# [EXERCISE REQUIREMENTS]
Among the entries that follow, locate the line with "Reproduce this chart with Apache ECharts." and the line with "['#d8101c', '#138a22', '#1414d2', '#000000'];". Output those lines and all lines in between, exactly, minus the pictures.

Dataset items:
================
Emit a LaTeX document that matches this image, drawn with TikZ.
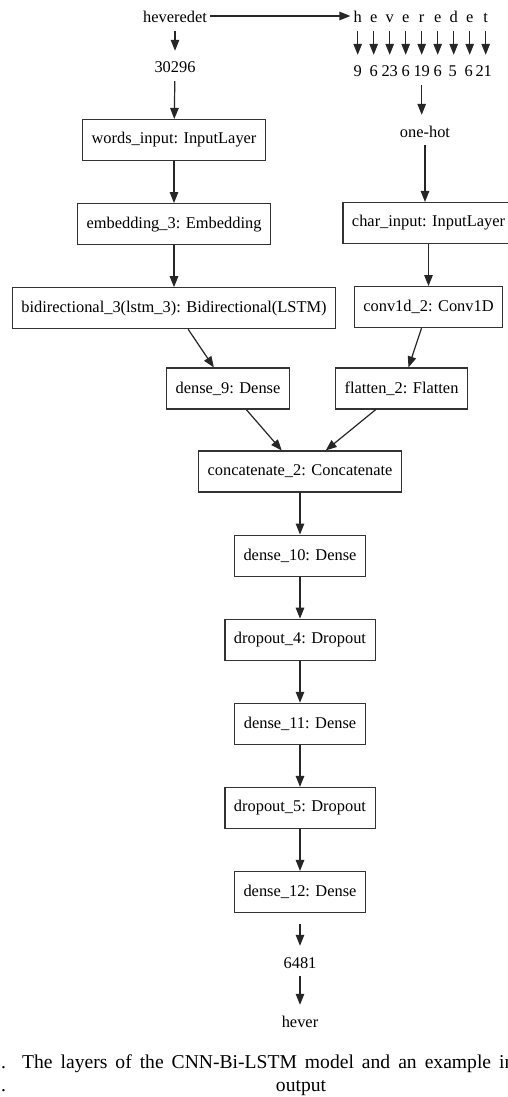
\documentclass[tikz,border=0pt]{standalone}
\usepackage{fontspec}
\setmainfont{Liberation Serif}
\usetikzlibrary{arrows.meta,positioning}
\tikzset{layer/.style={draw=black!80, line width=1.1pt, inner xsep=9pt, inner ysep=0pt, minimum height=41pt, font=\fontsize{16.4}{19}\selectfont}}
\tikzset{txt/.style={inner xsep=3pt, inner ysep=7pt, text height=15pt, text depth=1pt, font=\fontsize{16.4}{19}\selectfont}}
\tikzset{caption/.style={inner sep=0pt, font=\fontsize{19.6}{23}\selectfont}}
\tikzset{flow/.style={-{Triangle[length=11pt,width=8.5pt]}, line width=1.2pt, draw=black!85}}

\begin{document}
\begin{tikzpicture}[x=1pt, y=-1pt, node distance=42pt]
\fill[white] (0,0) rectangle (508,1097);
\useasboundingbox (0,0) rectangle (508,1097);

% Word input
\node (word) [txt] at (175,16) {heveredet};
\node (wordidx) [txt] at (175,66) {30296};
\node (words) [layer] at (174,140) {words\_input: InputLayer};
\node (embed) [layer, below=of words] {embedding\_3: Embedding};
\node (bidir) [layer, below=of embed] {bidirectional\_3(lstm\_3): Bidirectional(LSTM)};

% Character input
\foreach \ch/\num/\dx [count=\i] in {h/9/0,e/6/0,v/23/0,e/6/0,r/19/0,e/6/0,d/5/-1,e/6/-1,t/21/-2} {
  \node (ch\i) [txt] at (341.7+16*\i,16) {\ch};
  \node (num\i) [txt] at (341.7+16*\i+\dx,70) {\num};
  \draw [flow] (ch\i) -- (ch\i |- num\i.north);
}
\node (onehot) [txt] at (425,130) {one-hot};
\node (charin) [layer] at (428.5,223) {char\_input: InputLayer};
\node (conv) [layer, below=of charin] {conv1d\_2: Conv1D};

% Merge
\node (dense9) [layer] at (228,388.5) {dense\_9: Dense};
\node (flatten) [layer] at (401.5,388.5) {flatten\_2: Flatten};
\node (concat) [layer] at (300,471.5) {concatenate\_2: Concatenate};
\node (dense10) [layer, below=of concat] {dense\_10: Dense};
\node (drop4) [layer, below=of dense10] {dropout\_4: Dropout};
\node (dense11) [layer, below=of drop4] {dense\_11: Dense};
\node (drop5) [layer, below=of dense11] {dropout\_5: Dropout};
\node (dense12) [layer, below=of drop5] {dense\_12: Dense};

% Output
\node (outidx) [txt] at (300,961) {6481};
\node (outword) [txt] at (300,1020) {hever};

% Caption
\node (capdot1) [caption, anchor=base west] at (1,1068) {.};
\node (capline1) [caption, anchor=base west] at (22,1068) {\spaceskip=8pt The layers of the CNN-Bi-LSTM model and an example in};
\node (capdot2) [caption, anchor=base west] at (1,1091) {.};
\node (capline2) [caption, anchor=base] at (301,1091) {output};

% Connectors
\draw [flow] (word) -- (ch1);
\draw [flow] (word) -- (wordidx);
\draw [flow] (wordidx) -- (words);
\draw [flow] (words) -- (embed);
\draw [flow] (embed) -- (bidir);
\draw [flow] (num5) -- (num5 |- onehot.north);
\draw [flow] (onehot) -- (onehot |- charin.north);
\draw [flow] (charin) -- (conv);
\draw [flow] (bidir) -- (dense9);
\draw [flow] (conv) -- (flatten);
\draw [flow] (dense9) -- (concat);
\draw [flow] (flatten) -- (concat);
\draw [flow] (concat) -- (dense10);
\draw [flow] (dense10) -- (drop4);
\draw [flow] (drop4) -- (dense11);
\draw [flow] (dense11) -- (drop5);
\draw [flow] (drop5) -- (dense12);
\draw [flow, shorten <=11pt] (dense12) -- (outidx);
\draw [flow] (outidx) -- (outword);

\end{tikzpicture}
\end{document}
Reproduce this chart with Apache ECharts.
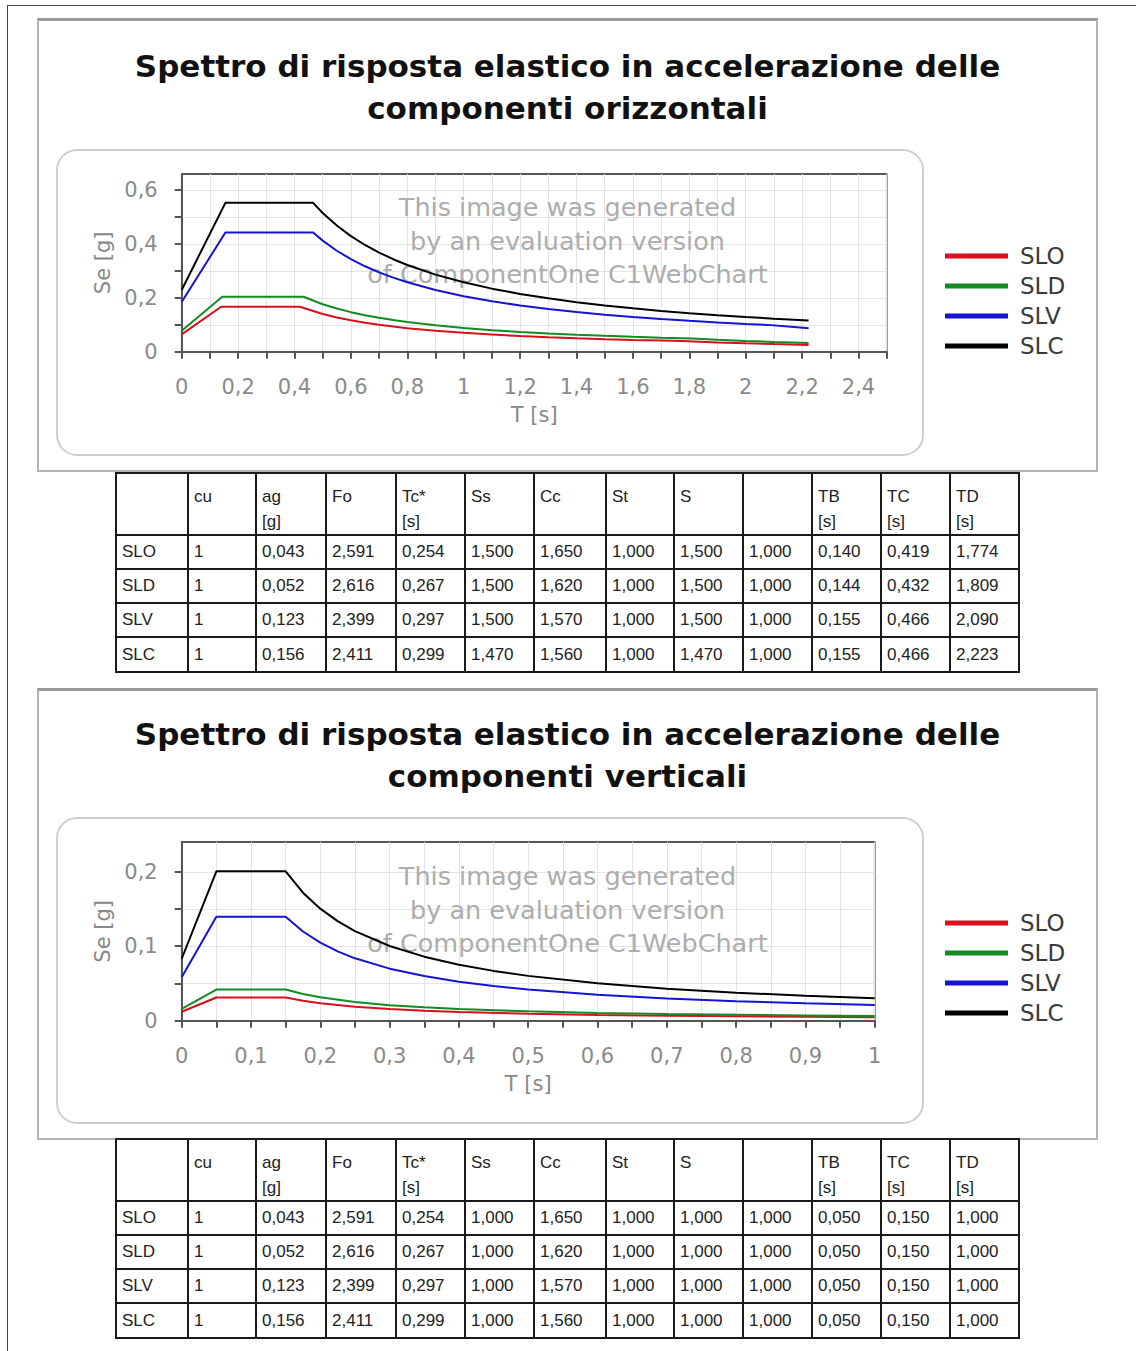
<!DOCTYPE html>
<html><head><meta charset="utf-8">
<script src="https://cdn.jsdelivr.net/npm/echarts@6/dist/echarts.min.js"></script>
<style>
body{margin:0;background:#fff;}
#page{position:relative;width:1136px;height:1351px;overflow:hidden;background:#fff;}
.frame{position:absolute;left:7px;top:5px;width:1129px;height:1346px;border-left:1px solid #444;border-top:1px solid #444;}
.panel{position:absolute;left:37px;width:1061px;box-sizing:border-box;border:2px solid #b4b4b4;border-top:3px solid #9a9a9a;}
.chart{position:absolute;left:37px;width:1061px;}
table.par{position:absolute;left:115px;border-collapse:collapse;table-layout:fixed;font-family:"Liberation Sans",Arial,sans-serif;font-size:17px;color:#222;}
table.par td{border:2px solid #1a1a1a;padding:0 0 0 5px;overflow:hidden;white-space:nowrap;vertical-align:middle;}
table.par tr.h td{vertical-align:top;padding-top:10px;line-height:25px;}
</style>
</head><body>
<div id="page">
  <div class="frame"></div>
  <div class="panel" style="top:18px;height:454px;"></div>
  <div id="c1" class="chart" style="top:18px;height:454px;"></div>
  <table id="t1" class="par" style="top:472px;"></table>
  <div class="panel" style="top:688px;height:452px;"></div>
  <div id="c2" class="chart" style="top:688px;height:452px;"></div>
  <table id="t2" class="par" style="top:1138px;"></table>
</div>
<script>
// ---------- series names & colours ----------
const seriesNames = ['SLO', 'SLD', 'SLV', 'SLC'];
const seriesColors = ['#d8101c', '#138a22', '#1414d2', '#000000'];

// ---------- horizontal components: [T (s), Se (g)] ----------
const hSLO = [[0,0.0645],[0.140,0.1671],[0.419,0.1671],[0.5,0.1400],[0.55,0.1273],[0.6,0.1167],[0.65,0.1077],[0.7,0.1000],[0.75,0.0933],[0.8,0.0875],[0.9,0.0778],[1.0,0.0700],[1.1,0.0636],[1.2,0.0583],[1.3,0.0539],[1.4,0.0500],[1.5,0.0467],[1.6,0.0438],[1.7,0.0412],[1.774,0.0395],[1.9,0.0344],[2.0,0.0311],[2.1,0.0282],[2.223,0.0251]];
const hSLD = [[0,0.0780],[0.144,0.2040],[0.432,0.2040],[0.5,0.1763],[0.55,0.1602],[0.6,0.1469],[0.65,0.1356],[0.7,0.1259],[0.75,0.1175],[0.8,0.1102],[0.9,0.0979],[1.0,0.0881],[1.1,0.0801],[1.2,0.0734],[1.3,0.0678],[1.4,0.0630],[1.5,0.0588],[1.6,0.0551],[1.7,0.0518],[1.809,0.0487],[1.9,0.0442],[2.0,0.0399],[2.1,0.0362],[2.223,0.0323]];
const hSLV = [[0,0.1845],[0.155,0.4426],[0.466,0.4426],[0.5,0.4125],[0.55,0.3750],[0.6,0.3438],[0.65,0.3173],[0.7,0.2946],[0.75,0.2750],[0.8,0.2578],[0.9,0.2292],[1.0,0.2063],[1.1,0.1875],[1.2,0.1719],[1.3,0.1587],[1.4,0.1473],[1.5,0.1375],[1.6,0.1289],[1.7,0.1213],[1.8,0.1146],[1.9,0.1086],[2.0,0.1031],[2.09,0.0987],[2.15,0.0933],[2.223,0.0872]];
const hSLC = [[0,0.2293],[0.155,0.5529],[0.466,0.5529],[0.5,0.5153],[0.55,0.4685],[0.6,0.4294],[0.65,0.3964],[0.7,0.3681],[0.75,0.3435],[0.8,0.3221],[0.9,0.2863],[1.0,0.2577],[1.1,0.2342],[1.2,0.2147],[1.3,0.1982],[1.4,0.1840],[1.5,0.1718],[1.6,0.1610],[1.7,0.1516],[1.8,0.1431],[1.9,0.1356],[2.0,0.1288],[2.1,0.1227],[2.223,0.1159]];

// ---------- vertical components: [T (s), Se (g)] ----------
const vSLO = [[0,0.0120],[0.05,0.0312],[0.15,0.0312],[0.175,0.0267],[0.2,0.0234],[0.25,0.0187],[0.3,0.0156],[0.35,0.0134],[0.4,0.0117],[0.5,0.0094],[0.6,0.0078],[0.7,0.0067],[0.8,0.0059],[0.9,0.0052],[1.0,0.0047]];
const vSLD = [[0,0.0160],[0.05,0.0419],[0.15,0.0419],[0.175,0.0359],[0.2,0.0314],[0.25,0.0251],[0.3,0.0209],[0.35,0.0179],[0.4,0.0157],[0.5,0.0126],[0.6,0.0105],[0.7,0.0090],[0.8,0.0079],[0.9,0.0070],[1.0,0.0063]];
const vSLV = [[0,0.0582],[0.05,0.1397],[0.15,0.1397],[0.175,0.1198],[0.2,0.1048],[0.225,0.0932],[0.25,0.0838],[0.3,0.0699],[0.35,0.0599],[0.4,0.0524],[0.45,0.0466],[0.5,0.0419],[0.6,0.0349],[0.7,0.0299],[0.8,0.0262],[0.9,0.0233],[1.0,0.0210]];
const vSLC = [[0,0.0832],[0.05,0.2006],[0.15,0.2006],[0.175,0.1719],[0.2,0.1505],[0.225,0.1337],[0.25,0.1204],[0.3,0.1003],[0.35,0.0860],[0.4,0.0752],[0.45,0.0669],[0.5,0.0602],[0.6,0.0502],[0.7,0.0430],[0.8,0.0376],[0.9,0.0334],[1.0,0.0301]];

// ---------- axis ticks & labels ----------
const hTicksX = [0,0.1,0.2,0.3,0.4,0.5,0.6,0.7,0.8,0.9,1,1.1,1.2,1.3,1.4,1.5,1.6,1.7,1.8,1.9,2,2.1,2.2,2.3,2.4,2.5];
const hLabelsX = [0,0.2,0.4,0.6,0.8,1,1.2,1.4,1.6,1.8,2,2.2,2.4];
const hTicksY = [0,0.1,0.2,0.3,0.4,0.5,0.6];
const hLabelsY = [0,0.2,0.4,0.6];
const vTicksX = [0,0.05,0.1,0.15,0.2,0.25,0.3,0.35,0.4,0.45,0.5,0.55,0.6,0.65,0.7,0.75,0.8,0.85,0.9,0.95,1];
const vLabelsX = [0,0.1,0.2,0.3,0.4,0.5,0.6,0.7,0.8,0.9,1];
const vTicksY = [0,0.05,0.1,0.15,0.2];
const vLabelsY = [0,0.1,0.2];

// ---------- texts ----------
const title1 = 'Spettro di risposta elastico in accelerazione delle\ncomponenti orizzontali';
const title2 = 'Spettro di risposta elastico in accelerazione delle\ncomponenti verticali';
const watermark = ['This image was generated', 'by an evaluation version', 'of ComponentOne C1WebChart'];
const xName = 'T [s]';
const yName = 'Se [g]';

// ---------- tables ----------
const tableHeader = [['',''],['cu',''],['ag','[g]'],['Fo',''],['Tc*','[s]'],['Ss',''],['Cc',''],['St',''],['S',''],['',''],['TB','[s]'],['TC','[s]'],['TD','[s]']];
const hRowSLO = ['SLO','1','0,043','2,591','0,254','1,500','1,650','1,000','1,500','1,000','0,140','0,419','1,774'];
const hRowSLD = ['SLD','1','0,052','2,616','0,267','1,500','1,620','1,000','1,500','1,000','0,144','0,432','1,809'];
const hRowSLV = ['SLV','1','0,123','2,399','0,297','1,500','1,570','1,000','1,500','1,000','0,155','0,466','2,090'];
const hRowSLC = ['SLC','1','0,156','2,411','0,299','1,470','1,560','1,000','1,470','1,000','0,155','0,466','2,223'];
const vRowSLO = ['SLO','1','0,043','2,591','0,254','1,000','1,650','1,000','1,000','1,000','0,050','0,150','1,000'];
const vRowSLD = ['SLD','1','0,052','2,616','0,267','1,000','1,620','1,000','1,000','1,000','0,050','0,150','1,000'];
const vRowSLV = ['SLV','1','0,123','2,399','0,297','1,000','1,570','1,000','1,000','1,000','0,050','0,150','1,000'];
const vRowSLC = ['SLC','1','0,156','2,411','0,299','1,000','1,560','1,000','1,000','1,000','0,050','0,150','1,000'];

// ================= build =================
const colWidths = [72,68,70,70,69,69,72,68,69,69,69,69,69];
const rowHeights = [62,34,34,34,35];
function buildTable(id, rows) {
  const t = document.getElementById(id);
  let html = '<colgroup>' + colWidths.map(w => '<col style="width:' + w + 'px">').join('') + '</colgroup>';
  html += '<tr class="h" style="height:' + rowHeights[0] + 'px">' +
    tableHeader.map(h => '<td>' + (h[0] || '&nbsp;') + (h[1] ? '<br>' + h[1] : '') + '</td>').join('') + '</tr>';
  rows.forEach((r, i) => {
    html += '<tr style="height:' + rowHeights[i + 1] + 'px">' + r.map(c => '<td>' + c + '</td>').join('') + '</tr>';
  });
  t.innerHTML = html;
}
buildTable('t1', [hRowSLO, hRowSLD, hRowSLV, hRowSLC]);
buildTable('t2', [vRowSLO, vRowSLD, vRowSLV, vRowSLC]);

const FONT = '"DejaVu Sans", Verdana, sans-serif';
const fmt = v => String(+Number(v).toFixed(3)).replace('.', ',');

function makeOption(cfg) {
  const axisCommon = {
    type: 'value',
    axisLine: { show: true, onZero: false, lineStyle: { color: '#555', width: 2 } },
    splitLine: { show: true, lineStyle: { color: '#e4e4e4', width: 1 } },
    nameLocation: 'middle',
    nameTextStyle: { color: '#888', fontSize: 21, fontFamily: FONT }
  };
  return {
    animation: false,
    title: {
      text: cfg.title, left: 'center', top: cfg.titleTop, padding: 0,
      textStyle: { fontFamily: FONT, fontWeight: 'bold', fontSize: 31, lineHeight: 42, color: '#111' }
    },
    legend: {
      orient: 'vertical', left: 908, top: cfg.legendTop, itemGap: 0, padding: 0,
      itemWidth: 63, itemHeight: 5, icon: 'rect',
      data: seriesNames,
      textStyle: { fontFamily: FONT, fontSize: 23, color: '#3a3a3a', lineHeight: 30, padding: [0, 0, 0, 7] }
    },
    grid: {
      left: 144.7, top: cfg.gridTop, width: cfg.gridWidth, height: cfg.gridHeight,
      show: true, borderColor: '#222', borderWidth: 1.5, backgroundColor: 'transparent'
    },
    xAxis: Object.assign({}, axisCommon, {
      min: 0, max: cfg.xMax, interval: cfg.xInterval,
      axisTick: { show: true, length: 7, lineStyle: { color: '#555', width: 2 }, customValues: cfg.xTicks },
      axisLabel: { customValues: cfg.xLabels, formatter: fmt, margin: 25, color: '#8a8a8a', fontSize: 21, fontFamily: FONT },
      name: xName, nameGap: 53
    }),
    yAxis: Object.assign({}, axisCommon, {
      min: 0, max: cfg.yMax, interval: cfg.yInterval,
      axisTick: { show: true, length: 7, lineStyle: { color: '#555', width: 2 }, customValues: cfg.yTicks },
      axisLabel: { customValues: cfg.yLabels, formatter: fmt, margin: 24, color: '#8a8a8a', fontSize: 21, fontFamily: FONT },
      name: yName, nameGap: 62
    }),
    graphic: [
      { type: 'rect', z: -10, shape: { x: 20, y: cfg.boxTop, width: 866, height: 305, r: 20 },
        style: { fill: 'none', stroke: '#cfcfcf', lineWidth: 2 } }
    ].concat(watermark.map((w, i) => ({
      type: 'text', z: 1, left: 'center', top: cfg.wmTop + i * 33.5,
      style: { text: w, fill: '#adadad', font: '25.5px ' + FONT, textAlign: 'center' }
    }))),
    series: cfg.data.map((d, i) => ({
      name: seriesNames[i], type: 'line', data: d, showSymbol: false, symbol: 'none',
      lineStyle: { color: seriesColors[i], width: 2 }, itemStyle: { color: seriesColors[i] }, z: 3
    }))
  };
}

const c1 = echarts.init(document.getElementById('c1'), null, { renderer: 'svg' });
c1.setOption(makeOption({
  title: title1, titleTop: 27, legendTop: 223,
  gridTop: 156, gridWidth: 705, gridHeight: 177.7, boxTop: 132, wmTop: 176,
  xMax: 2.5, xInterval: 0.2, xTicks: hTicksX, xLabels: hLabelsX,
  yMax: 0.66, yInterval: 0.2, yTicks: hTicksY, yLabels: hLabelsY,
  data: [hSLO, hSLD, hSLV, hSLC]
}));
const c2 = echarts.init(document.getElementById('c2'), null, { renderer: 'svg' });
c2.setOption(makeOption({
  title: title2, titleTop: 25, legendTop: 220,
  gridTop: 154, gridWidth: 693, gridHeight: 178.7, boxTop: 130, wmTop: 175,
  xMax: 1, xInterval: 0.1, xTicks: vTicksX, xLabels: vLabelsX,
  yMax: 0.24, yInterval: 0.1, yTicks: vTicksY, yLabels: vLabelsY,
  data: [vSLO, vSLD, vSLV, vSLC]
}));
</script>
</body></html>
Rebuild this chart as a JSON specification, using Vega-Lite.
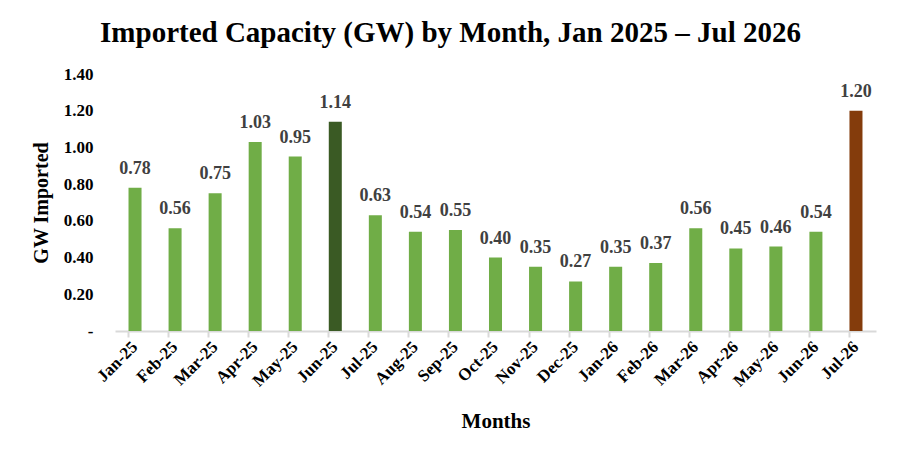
================
# [TASK OUTPUT]
Reproduce this chart with Apache ECharts.
<!DOCTYPE html>
<html><head><meta charset="utf-8">
<script src="https://cdn.jsdelivr.net/npm/echarts@6/dist/echarts.min.js"></script>
<style>
body{margin:0;background:#fff;}
#page{position:relative;width:1136px;height:1351px;overflow:hidden;background:#fff;}
.frame{position:absolute;left:7px;top:5px;width:1129px;height:1346px;border-left:1px solid #444;border-top:1px solid #444;}
.panel{position:absolute;left:37px;width:1061px;box-sizing:border-box;border:2px solid #b4b4b4;border-top:3px solid #9a9a9a;}
.chart{position:absolute;left:37px;width:1061px;}
table.par{position:absolute;left:115px;border-collapse:collapse;table-layout:fixed;font-family:"Liberation Sans",Arial,sans-serif;font-size:17px;color:#222;}
table.par td{border:2px solid #1a1a1a;padding:0 0 0 5px;overflow:hidden;white-space:nowrap;vertical-align:middle;}
table.par tr.h td{vertical-align:top;padding-top:10px;line-height:25px;}
</style>
</head><body>
<div id="page">
  <div class="frame"></div>
  <div class="panel" style="top:18px;height:454px;"></div>
  <div id="c1" class="chart" style="top:18px;height:454px;"></div>
  <table id="t1" class="par" style="top:472px;"></table>
  <div class="panel" style="top:688px;height:452px;"></div>
  <div id="c2" class="chart" style="top:688px;height:452px;"></div>
  <table id="t2" class="par" style="top:1138px;"></table>
</div>
<script>
// ---------- series names & colours ----------
const seriesNames = ['SLO', 'SLD', 'SLV', 'SLC'];
const seriesColors = ['#d8101c', '#138a22', '#1414d2', '#000000'];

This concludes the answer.